Loss of redoxin proteins exacerbates LRRK2‐mediated Parkinson's disease phenotype in C. elegans

Parkinson's disease (PD) is the second most common neurodegenerative disease worldwide, and oxidative stress is considered a major contributor to PD pathogenesis. Recently, we and others found that pathogenic mutations in the leucine rich repeat kinase 2 (LRRK2) gene linked to familial PD promote increased ROS generation in model neuronal cells in culture. The redoxin family of proteins, including peroxiredoxin and glutaredoxin, provides defenses against oxidative stress through peroxide‐scavenging and protein repair mechanisms. Hence, we hypothesized that loss of Prdx‐3 or Grx1 would result in exacerbation of the mutant LRRK2‐dependent PD phenotype. Previously we demonstrated that expression of mutant human LRRK2 in dopaminergic neurons of C. elegans resulted in impaired dopamine‐dependent behavior and age‐dependent loss of dopaminergic neurons.
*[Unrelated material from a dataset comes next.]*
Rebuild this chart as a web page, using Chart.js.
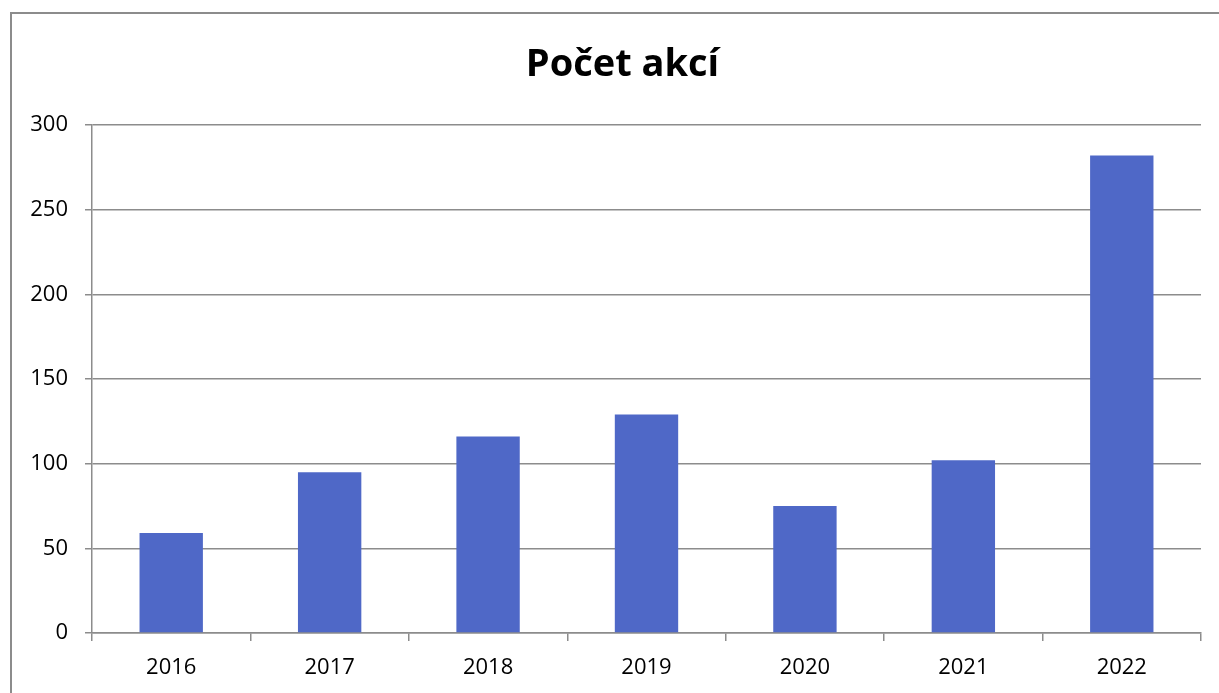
<!DOCTYPE html>
<html>
<head>
<meta charset="utf-8">
<script src="https://cdn.jsdelivr.net/npm/chart.js@4/dist/chart.umd.min.js"></script>
<style>
html,body{margin:0;padding:0;background:#fff;overflow:hidden;}
#frame{position:absolute;left:10px;top:12px;width:1300px;height:800px;border:2px solid #8c8c8c;box-sizing:border-box;}
#wrap{position:absolute;left:0;top:0;width:1219px;height:693px;}
</style>
</head>
<body>
<div id="frame"></div>
<div id="wrap"><canvas id="c" width="1219" height="693"></canvas></div>
<script>
const categories = ["2016","2017","2018","2019","2020","2021","2022"];
const values = [59, 95, 116, 129, 75, 102, 282];
const yTicks = [0, 50, 100, 150, 200, 250, 300];
const titleText = "Počet akcí";

const FONT = "'Open Sans', 'Liberation Sans', sans-serif";
const shiftTitle = {
  id: 'shiftTitle',
  afterLayout(chart) {
    const t = chart.titleBlock;
    if (t) { t.left = 44; }
  }
};
new Chart(document.getElementById('c'), {
  type: 'bar',
  data: {
    labels: categories,
    datasets: [{
      data: values,
      backgroundColor: '#4f68c7',
      borderWidth: 0,
      barPercentage: 0.4,
      categoryPercentage: 1.0
    }]
  },
  plugins: [shiftTitle],
  options: {
    responsive: false,
    animation: false,
    layout: { padding: { left: 0, right: 18, top: 0, bottom: 0 } },
    plugins: {
      legend: { display: false },
      tooltip: { enabled: false },
      title: {
        display: true,
        text: titleText,
        color: '#000',
        font: { family: FONT, size: 38, weight: 'bold', lineHeight: 1.2 },
        padding: { top: 42, bottom: 37.4 }
      }
    },
    scales: {
      x: {
        grid: { display: true, drawOnChartArea: false, drawTicks: true, tickLength: 8, color: '#8c8c8c', lineWidth: 1.5, offset: true },
        border: { display: true, color: '#8c8c8c', width: 1.5 },
        ticks: { color: '#000', font: { family: FONT, size: 22 }, padding: 14 },
        afterFit: (s) => { s.height = 60; }
      },
      y: {
        min: 0, max: 300,
        afterBuildTicks: (s) => { s.ticks = yTicks.map(v => ({ value: v })); },
        grid: { color: '#8c8c8c', lineWidth: 1.5, tickLength: 7 },
        border: { display: true, color: '#8c8c8c', width: 1.5 },
        ticks: { color: '#000', font: { family: FONT, size: 22 }, padding: 17 },
        afterFit: (s) => { s.width = 92; }
      }
    }
  }
});
</script>
</body>
</html>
Here we report that mutant LRRK2 expression concomitant with embryonic knockout of Prdx‐3 or Grx1 exacerbates the impairment of dopamine‐dependent movement and increases the loss of dopaminergic neurons. Notably, knockout of Prdx‐3 alone results in a PD phenotype. Thus, Grx1 and Prdx‐3 may act as novel PD suppressors in vivo. Current studies are focused on molecular mechanisms by which Grx1 and Prdx‐3 may mediate neuronal protection in vivo. Supported in part by NIH grants 5R21NS073170 (SGC & ALW) and T32GM008803 (WMJ), and VA grant BX000290 (JJM).